Recorded: 20 Feb 2001
She was a great listener—she was always a really good listener—and, in fact, she didn't like to influence people's thinking too much, so she would listen to what you had to say and then try to guide you—maybe using some of her experiments as examples—but try to guide you rather than try to tell you what you should be thinking. So in that sense, she was a really wonderful teacher. She also actually taught a few practical things. I probably didn't benefit from that as much as others but she did show how to do some microscopy techniques, looking at the maize chromosomes. These are classical techniques, and actually they're being lost now because very few people know how to do this. And she showed me how to take sporocytes out of a corn plant, which is quite fun, in the greenhouse here at Cold Spring Harbor. That was an entertaining experience and she showed me how to look at these chromosomes and interpret them. But really most of my memories are of her are more discussing scientific principles and some of my own experiments. And that was really an important thing to be able to do.

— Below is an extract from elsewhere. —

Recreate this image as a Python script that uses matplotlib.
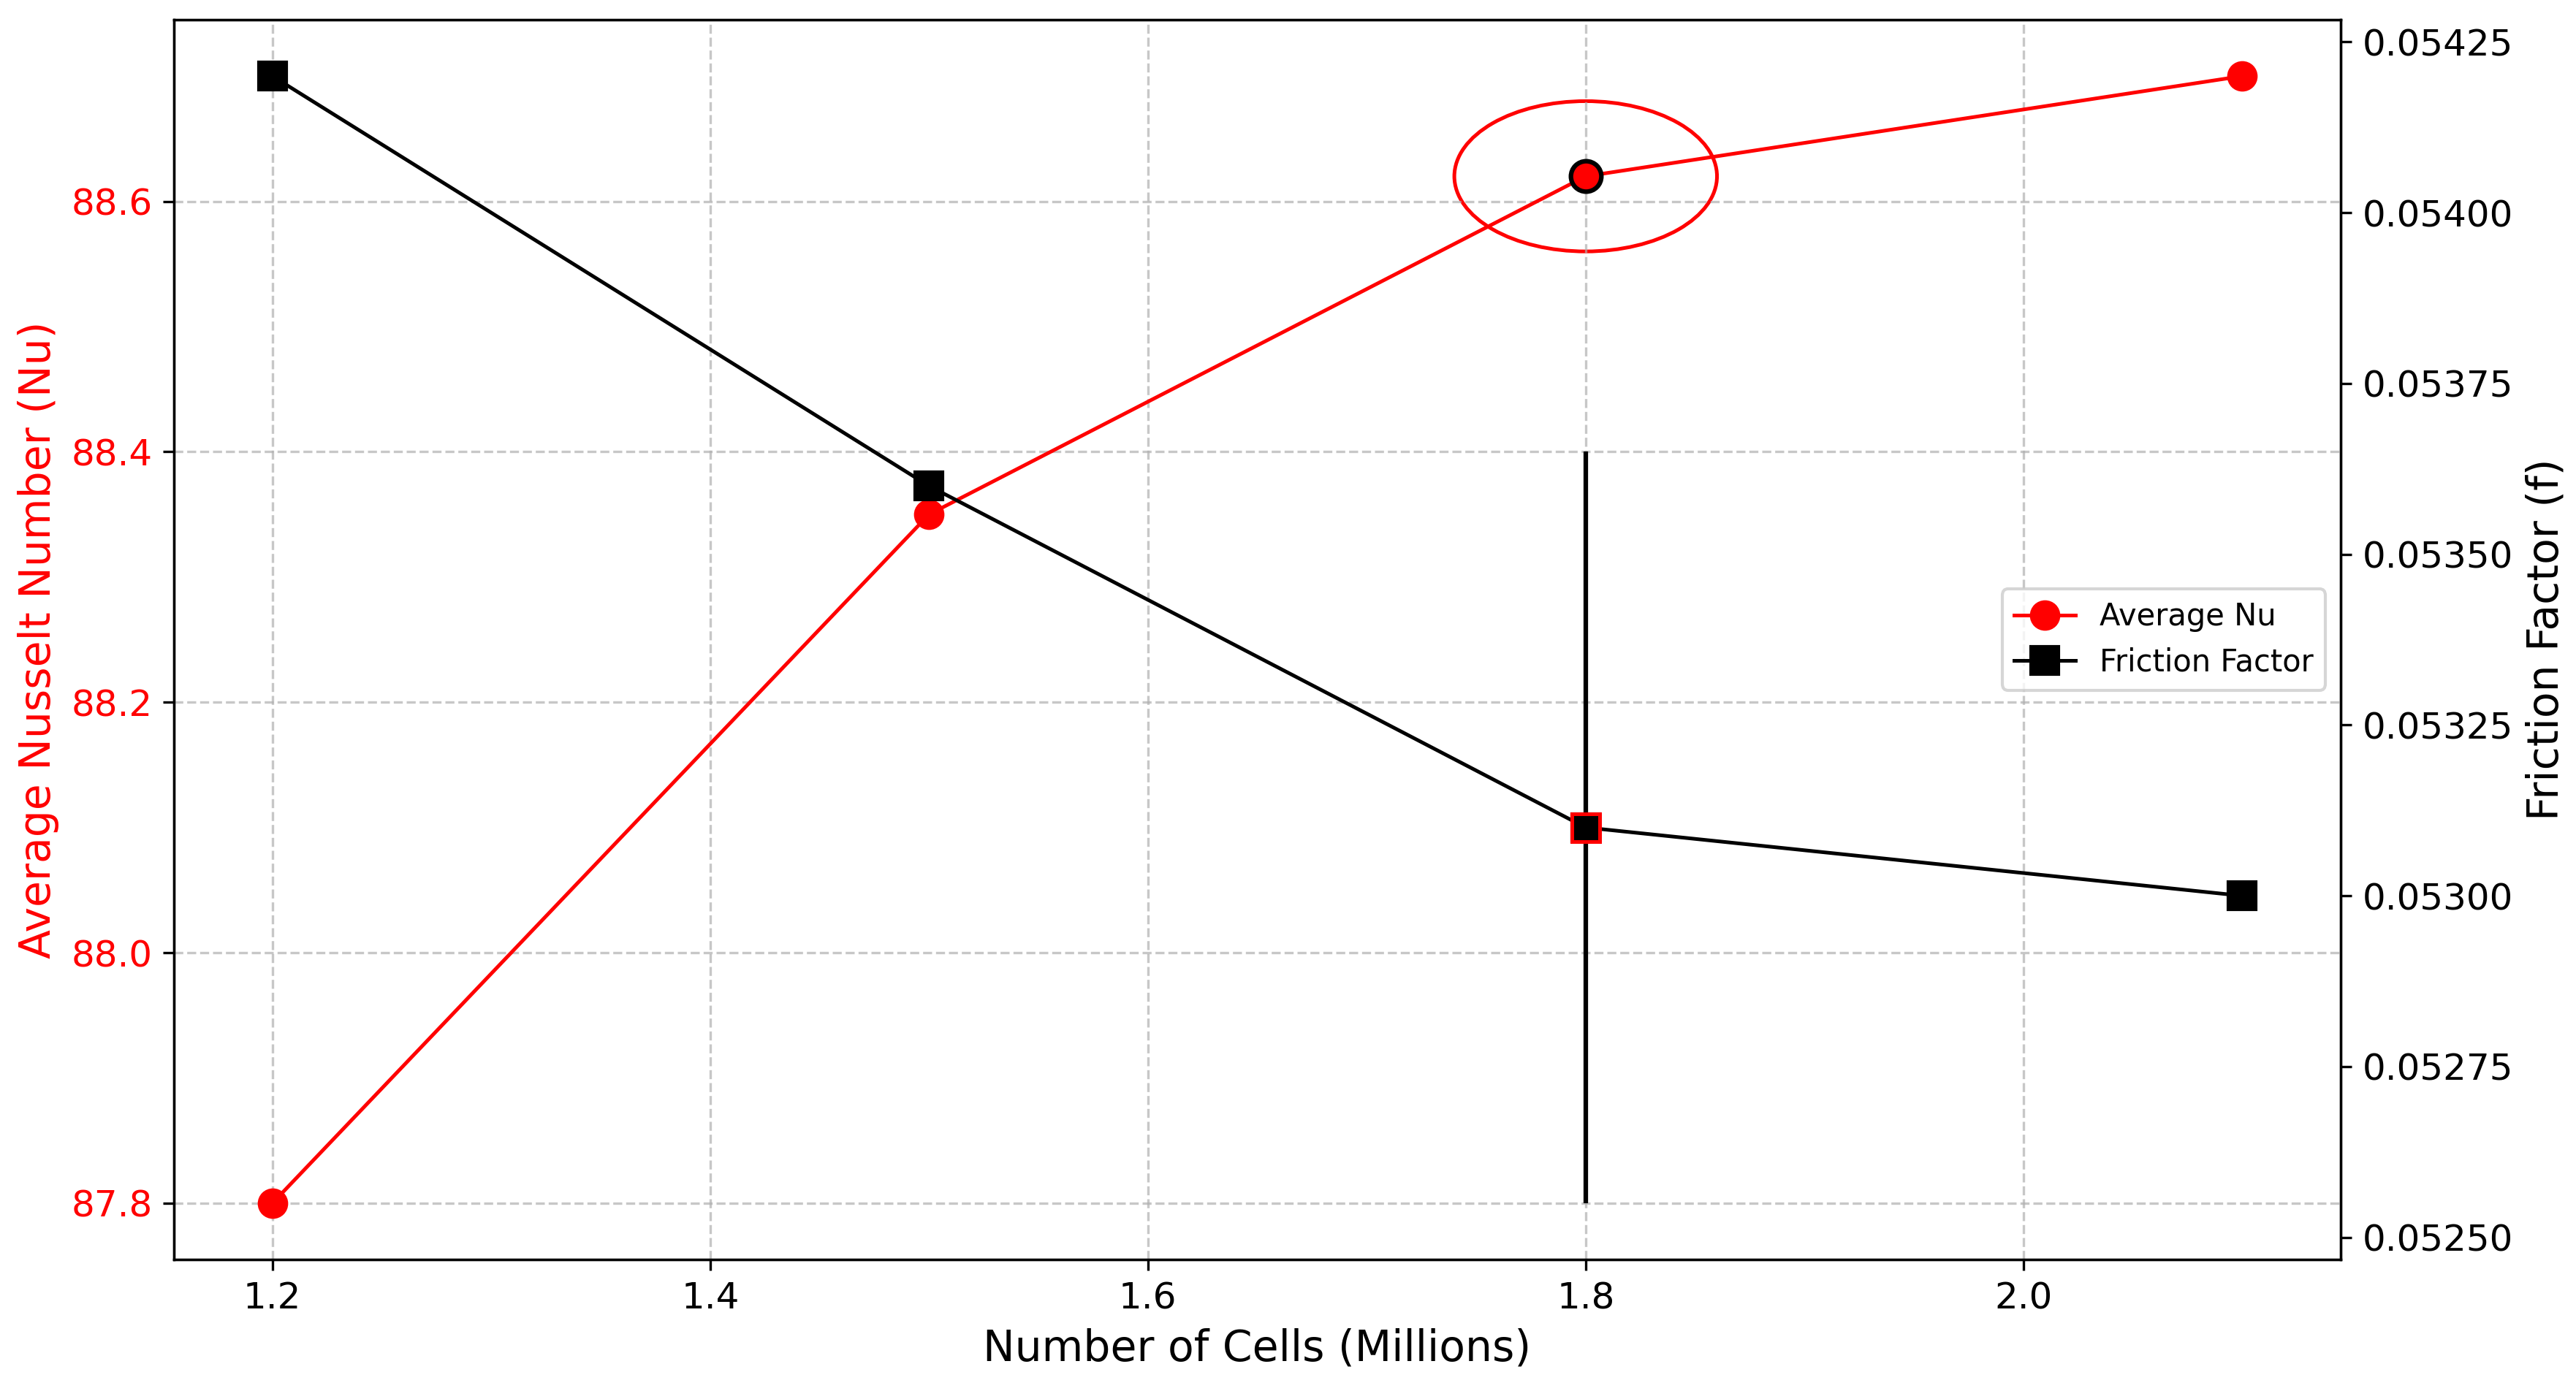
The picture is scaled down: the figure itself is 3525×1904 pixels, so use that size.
import matplotlib
matplotlib.use("Agg")
import matplotlib.pyplot as plt
from matplotlib.patches import Ellipse

# mesh independence data
cells = [1.2, 1.5, 1.8, 2.1]
nusselt = [87.8, 88.35, 88.62, 88.7]
friction = [0.0542, 0.0536, 0.0531, 0.0530]

# selected mesh
sel_cells = 1.8
sel_nu = 88.62
sel_f = 0.0531
sel_f_err = 0.00055

fig, ax1 = plt.subplots(figsize=(11.75, 6.3467), dpi=300)
fig.subplots_adjust(left=0.0675, right=0.9087, top=0.9858, bottom=0.0945)

l1, = ax1.plot(cells, nusselt, color='red', marker='o', markersize=9, lw=1.2, label='Average Nu')
ax1.plot(sel_cells, sel_nu, 'o', color='red', mec='black', mew=1.5, markersize=10, zorder=5)
ax1.add_patch(Ellipse((sel_cells, sel_nu), 0.12, 0.12, fill=False, edgecolor='red', lw=1.2))
ax1.set_xlabel('Number of Cells (Millions)', fontsize=14)
ax1.set_ylabel('Average Nusselt Number (Nu)', color='red', fontsize=14)
ax1.tick_params(axis='y', labelcolor='red', labelsize=12)
ax1.tick_params(axis='x', labelsize=12)
ax1.grid(True, linestyle='--', alpha=0.7)

ax2 = ax1.twinx()
l2, = ax2.plot(cells, friction, color='black', marker='s', markersize=9, lw=1.2, label='Friction Factor')
ax2.errorbar(sel_cells, sel_f, yerr=sel_f_err, fmt='s', color='black', mec='red', mew=1.2,
             markersize=9, elinewidth=1.5, capsize=0, zorder=5)
ax2.set_ylabel('Friction Factor (f)', fontsize=14)
ax2.tick_params(axis='y', labelsize=12)

ax2.legend([l1, l2], ['Average Nu', 'Friction Factor'], loc='center right', fontsize=10)

fig.savefig('out.png', dpi=300)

Dr. Robert Martiennsen is a plant biologist, Howard Hughes Medical Institute-Gordon and Betty Moore Foundation investigator, and professor at Cold Spring Harbor Laboratory. Martiennsen attended Emmanuel College, Cambridge, completing his BA in 1982 and continuing on to his PhD in 1986 on the molecular genetics of alpha-amylase gene families in common wheat. He received an EMBO postdoctoral fellowship with University of California, Berkeley. In 1989, he was hired as a principal investigator at Cold Spring Harbor Laboratory. As a young scientist, he worked closely with Barbara McClintock. His awards and honors include the Newcomb Cleveland Prize, McClintock Prize, and Science’s Breakthrough of the Year in 2002 and the Kumho International Science Award in Plant Biology and Biotechnology (2001).